Editorial   New York Times  Published: January 18, 2005


The November election may feel like ancient history, but it is still going on in North Carolina. The state has been unable to swear in an agriculture commissioner because a single malfunctioning electronic voting machine lost more ballots than the number of votes that separate the two candidates. The State Board of Elections, the candidates and the public are sharply divided on how to proceed. The mess North Carolina finds itself in is a cautionary tale about the perils of relying on electronic voting that does not produce a paper record.

When the returns came in for the agriculture commissioner race, two things were clear: the Republican, Steve Troxler, and the Democrat, Britt Cobb, were just 2,287 votes apart, and a voting machine in Carteret County had lost 4,438 votes. The machine had mistakenly been set to keep roughly 3,000 votes in its memory, which was not enough. And in a spectacularly poor design decision, it was programmed to let people keep "voting" even when their votes were not being saved.

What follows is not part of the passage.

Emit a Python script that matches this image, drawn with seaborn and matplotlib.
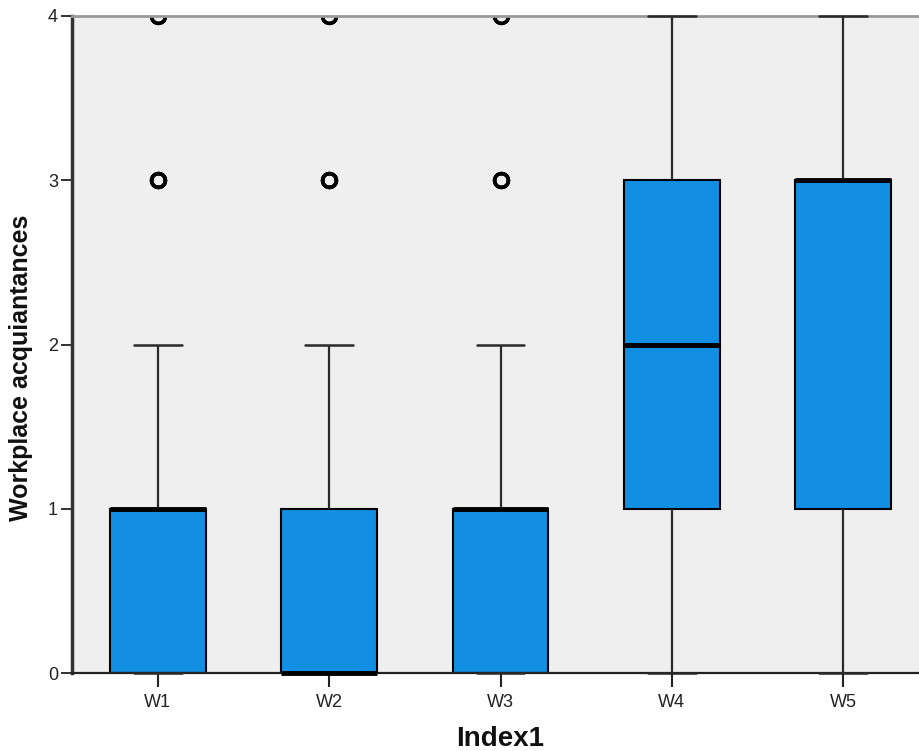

There have been many suggestions for what to do next. The State Board of Elections initially wanted to have a revote limited to Carteret County, but a court struck that down. Then it scheduled a new statewide election, but that, too, was held to be improper. The elections board, which is bitterly divided along partisan lines, has been ordered by a judge to try again to find a way to resolve the election. But no one is predicting it will be easy. "There are conflicting and little-used statutes and constitutional provisions that may not be consistent with each other," says Don Wright, the general counsel of the elections board.

In the meantime, both sides are promoting methods that appear designed to ensure that their candidate wins. Republicans want to count 1,352 affidavits recently collected by Mr. Troxler from Carteret County voters saying that they voted for him on the faulty machine. They say that if the affidavits were counted, it would be mathematically impossible for Mr. Cobb to win. Democrats say this would violate the principle of a secret ballot and open up the possibility of voter coercion. Some of Mr. Cobb's backers argue that the State Constitution requires that the race be decided by the state legislature, which just happens to be in Democratic hands.

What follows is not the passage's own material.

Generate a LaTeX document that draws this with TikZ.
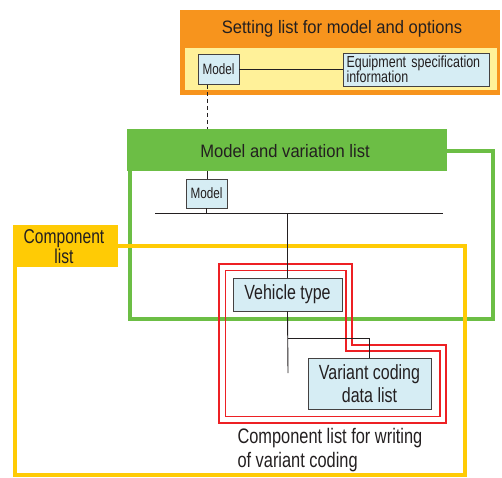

North Carolina agriculture commissioner may not be the loftiest of offices. But if the same glitch had occurred in Washington, where Christine Gregoire was just elected governor by 129 votes, it would have destabilized the entire state government. If it had occurred in Florida in 2000, where President Bush's margin was just 537 votes, it would have undermined an entire presidential election.

North Carolina's plight underscores a basic point about elections: because there are often problems, there must be a mechanism for a recount. If the Carteret County voting machine had produced a voter-verified paper record each time a vote was cast, these paper records could have been be counted and the matter would be resolved. But electronic voting machines that do not produce paper records make recounts impossible.

The one positive thing to come out of the agriculture commissioner race fiasco is that it has prompted North Carolina to reconsider its use of paperless electronic voting. As the state ponders the issue, it should look to Ohio. Kenneth Blackwell, the Ohio secretary of state who did so many things wrong as elections supervisor last year, recently did one very important thing right. He directed all of the state's counties to adopt paper-based optical-scan voting systems. If Carteret County had voted on machines that produced a paper record, North Carolina would not have the constitutional crisis it has now - it would have an agriculture commissioner.